I'm in Australia, so not sure how much help it is. But yes, you can get the master cylinders re-sleeved (I bought mine through local supplier Colin Dodds at, and likewise I bought a pedal repair kit which consisted of new pivot bolt and new bushes, also through Colin (listed here: though mine had 4 seperate bushes for the pedals rather than 2).

If you can't find it locally then I guess shipping shouldn't be too pricey considering the size and weight? It made a big difference repairing the pivots. Like you, I didn't like the idea of having a big ugly plastic pot in my engine bay.
Andrew F

By all means eliminate all free play in the linkages and check the release arm for straightness, but if there's still not enough travel once you've done that it's more likely one of the new cylinders is the wrong size- master is too small or slave too large. Not enough leverage resulting in not enough movement at the slave cylinder.

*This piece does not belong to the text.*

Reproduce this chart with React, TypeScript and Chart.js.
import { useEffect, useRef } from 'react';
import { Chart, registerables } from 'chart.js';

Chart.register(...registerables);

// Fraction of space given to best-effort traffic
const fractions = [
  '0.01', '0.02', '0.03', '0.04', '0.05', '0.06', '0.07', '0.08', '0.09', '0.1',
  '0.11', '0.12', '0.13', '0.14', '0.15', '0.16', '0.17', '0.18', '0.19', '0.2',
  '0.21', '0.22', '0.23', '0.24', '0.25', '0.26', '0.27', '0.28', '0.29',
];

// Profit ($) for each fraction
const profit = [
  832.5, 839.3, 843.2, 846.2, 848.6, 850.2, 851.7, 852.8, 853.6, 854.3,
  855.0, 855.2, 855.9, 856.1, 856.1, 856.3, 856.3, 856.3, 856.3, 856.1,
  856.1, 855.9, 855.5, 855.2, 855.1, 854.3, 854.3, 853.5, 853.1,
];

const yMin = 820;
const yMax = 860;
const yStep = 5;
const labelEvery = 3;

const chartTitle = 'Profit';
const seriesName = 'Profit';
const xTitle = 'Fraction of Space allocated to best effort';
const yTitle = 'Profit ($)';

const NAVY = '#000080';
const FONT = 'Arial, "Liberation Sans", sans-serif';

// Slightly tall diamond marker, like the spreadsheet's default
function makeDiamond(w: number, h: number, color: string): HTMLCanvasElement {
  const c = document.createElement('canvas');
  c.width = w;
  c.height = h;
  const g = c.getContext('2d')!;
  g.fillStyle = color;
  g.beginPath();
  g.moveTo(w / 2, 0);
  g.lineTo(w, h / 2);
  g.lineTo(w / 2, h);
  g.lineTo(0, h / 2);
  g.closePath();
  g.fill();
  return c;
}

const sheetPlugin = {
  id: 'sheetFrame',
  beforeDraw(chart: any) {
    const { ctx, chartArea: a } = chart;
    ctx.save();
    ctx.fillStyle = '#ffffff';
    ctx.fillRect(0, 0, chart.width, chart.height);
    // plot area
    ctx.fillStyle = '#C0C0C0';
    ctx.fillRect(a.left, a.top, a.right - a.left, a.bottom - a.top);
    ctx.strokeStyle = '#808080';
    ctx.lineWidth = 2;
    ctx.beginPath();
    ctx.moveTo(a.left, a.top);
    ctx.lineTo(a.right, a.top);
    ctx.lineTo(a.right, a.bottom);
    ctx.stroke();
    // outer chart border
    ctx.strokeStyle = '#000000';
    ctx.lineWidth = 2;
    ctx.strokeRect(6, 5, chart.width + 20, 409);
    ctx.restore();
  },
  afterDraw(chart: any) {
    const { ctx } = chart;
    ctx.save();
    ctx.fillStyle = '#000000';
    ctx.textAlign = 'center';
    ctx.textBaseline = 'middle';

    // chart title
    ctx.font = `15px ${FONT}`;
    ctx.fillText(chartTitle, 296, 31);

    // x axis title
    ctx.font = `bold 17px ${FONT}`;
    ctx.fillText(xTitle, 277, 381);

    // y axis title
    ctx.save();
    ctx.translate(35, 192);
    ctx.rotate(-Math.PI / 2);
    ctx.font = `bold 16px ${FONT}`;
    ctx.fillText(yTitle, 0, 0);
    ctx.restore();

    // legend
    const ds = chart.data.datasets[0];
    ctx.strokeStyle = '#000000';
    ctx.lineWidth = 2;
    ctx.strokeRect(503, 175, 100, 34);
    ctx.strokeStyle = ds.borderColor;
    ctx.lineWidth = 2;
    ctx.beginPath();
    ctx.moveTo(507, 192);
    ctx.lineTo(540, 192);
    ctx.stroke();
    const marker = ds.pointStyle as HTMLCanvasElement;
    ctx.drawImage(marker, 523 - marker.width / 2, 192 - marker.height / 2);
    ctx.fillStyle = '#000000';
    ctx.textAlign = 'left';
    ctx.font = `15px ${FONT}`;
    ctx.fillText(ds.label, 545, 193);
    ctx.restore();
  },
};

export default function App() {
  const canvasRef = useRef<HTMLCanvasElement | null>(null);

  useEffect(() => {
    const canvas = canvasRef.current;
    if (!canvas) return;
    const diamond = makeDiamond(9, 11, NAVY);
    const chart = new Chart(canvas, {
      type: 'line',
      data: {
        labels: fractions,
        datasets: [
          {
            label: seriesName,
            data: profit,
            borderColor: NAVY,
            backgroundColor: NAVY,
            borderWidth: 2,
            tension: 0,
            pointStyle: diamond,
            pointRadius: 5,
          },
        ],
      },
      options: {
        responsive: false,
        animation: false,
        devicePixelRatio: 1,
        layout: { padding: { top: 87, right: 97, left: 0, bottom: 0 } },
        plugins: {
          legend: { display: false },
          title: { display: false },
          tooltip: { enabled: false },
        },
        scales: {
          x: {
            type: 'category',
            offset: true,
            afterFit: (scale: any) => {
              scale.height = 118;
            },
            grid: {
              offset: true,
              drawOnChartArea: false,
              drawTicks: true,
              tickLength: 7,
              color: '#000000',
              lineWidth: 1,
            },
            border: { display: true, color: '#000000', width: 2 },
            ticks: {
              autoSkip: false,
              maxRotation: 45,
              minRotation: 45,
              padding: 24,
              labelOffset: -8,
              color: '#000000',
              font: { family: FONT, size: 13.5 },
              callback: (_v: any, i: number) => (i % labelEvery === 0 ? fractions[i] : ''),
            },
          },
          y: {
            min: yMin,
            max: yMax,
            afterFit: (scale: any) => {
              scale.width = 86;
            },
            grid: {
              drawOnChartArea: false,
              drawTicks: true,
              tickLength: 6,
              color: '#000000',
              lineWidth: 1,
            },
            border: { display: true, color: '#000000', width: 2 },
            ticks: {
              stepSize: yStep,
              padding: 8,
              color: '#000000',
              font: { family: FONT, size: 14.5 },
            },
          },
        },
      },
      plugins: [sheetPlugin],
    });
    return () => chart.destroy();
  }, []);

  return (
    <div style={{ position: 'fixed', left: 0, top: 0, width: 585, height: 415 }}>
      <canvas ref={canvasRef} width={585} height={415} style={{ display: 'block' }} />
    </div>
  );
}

I'm fond of teflon-lined steel backed bushes, most bearing suppliers have them in multiple sizes and lengths. Find one that has the correct internal diameter, drill out the pedal sleeve to suit, press bush into place. Lovely.

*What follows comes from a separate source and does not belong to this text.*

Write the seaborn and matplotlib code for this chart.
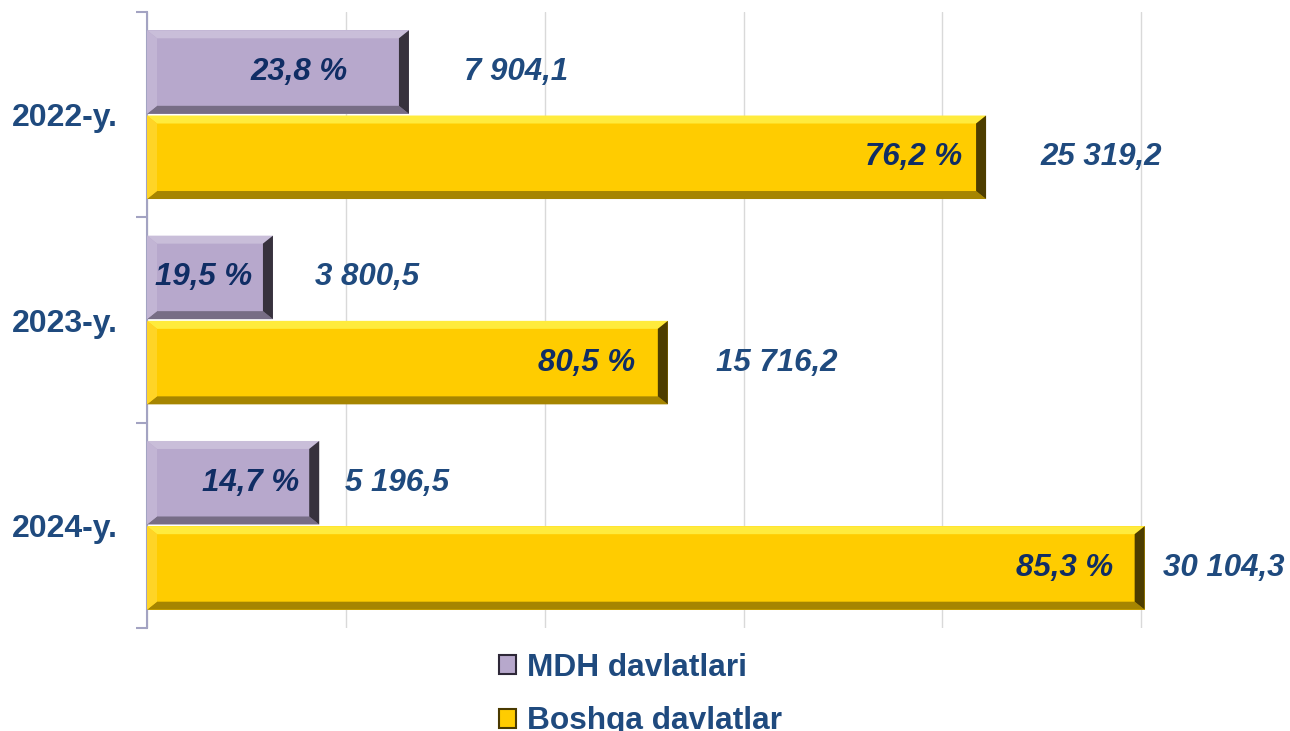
import pandas as pd
import matplotlib.pyplot as plt
import seaborn as sns
import numpy as np
from matplotlib.patches import Polygon, Patch
from matplotlib.colors import to_rgb

# Data
years = ['2022-y.', '2023-y.', '2024-y.']
groups = ['MDH davlatlari', 'Boshqa davlatlar']
mdh_values = [7904.1, 3800.5, 5196.5]
other_values = [25319.2, 15716.2, 30104.3]
mdh_share = [23.8, 19.5, 14.7]
other_share = [76.2, 80.5, 85.3]

# label placement (pixels), per year: (mdh, other)
value_gap = [(55, 54), (42, 48), (26, 18)]
share_gap = [(61, 24), (21, 33), (20, 32)]

df = pd.DataFrame({
    'year': years * 2,
    'group': [groups[0]] * 3 + [groups[1]] * 3,
    'value': mdh_values + other_values,
    'share': mdh_share + other_share,
})

colors = {groups[0]: '#B7A8CC', groups[1]: '#FFCC00'}
edge_dark = {groups[0]: '#2E2838', groups[1]: '#4A3A00'}
value_color = '#1F4A7E'
share_color = '#102D64'

sns.set_theme(style="white")
plt.rcParams['font.family'] = ['Liberation Sans', 'DejaVu Sans']

fig = plt.figure(figsize=(12.9, 7.31), dpi=100)
ax = fig.add_axes([147 / 1290, 1 - 628 / 731, 1 - 147 / 1290, (628 - 12) / 731])

sns.barplot(data=df, y='year', x='value', hue='group', orient='h',
            palette=colors, width=0.83, gap=0.02, saturation=1,
            linewidth=0, ax=ax, legend=True)

ax.set_xlim(0, 34490)
ax.set_ylim(2.5, -0.5)

# grid and axes
ax.set_xticks(np.arange(0, 30001, 6000))
ax.tick_params(axis='x', length=0, labelbottom=False)
ax.xaxis.grid(True, color='#D9D9D9', linewidth=1)
ax.set_axisbelow(True)
for s in ['top', 'right', 'bottom']:
    ax.spines[s].set_visible(False)
ax.spines['left'].set_color('#A3A3C2')
ax.spines['left'].set_linewidth(1.5)
ax.set_yticks([-0.5, 0.5, 1.5, 2.5], minor=True)
ax.tick_params(axis='y', which='minor', length=8, width=1.5, color='#A3A3C2', left=True)
ax.tick_params(axis='y', which='major', length=0, pad=21)
ax.set_yticklabels(years, fontsize=23, fontweight='bold', color='#1F4A7E')
ax.set_xlabel('')
ax.set_ylabel('')

# bevel effect on the bars
p0 = ax.transData.transform((0, 0))
p1 = ax.transData.transform((1, 1))
sx = p1[0] - p0[0]
sy = abs(p1[1] - p0[1])
bx, by = 10 / sx, 8 / sy


def mix(c, other, t):
    c = np.array(to_rgb(c))
    o = np.array(to_rgb(other))
    return tuple(c * (1 - t) + o * t)


bars = [p for p in ax.patches if p.get_width() > 0]
for p in bars:
    fc = p.get_facecolor()
    x0, yt = p.get_x(), p.get_y()
    x1, yb = x0 + p.get_width(), yt + p.get_height()
    top = [(x0, yt), (x1, yt), (x1 - bx, yt + by), (x0 + bx, yt + by)]
    bot = [(x0, yb), (x1, yb), (x1 - bx, yb - by), (x0 + bx, yb - by)]
    right = [(x1, yt), (x1, yb), (x1 - bx, yb - by), (x1 - bx, yt + by)]
    left = [(x0, yt), (x0, yb), (x0 + bx, yb - by), (x0 + bx, yt + by)]
    is_gold = to_rgb(fc)[2] < 0.3
    top_c = mix(fc, '#FFFF66', 0.6) if is_gold else mix(fc, 'white', 0.25)
    bot_c = mix(fc, 'black', 0.35)
    right_c = mix(fc, 'black', 0.7)
    left_c = mix(fc, 'white', 0.15)
    for pts, c in [(top, top_c), (bot, bot_c), (left, left_c), (right, right_c)]:
        ax.add_patch(Polygon(pts, closed=True, facecolor=c, edgecolor='none', zorder=3))

# labels
for gi, (vals, shares) in enumerate([(mdh_values, mdh_share), (other_values, other_share)]):
    for yi, (v, s) in enumerate(zip(vals, shares)):
        yc = yi + (-0.5 + gi) * 0.83 / 2
        vtxt = f"{v:,.1f}".replace(",", " ").replace(".", ",")
        stxt = f"{s:.1f}".replace(".", ",") + " %"
        ax.annotate(vtxt, (v, yc), xytext=(value_gap[yi][gi], 0), textcoords='offset pixels',
                    ha='left', va='center', fontsize=22.5, fontweight='bold',
                    fontstyle='italic', color=value_color, zorder=5, annotation_clip=False)
        ax.annotate(stxt, (v, yc), xytext=(-share_gap[yi][gi], 0), textcoords='offset pixels',
                    ha='right', va='center', fontsize=22.5, fontweight='bold',
                    fontstyle='italic', color=share_color, zorder=5)

# legend
ax.get_legend().remove()
handles = [Patch(facecolor=colors[g], edgecolor=edge_dark[g], linewidth=1.5) for g in groups]
fig.legend(handles, groups, loc='upper left', bbox_to_anchor=(470 / 1290, 1 - 624 / 731),
           frameon=False, handlelength=0.55, handleheight=0.55, handletextpad=0.35,
           labelspacing=0.75, prop={'size': 22.8, 'weight': 'bold'}, labelcolor='#1F4A7E')

fig.savefig('out.png', dpi=100)
plt.close(fig)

it might be handy to have a clear plastic reservoir (for clutch and brakes) as it can give you a very quick and easy visual check of fluid level(s) and colour(s) before and after runs up and down hill climbs
Nigel Atkins

Thanks Growler. Althought I didn't measure them I'm pretty sure the cylinders match the originals for bore - they are both the ones designated for the 1275 in the MGOC catalogue where I bought them.

Thanks for the advice about the bushing - I like the idea of teflon lining - what is the wear rate like?

Nigel - you're quite right - it's much easier to check the fluid level and colour with the plastic reservoir. One drawback that I found is that the reservoir is only clamped in place and doesn't appear to have any lugs or notches to register with. When I was holding it while tightening the pipe union before offering the MC up to the car I found the reservoir slipping round on the cylinder. I obviously didn't get it perfectly back in place first at the first attempt as it leaked copiously when I put the eezibleeder on it!

When I bought this car it was far from pristine, which was what I wanted and I was not going to bring it up to concours. I'm appalled at how quickly I got hooked on wanting it 'right' - and, to me, those Lockheed tin cans look much more appropriate than the modern plastic. The plastic screen wash bottle is original so that's OK! Just proving what they say about there being a little bit of aspergers syndrome in us all!
Colin Mee

>>Just proving what they say about there being a little bit of aspergers syndrome in us all!<<
very true but it does tend apply to somethings and not others with the lower level aspers

put photos up of your car and we can all swarm on the items not 'right' on your car and give you sleepless nights for years :)

you've got the wrong tyre tread pattern for sure :)
Nigel Atkins

Teflon lined, steel backed bushes seem to last well in reciprocating applications, and the nice thing is they're super easy to replace (if they should ever wear out). Just push out the old one and push in the new one.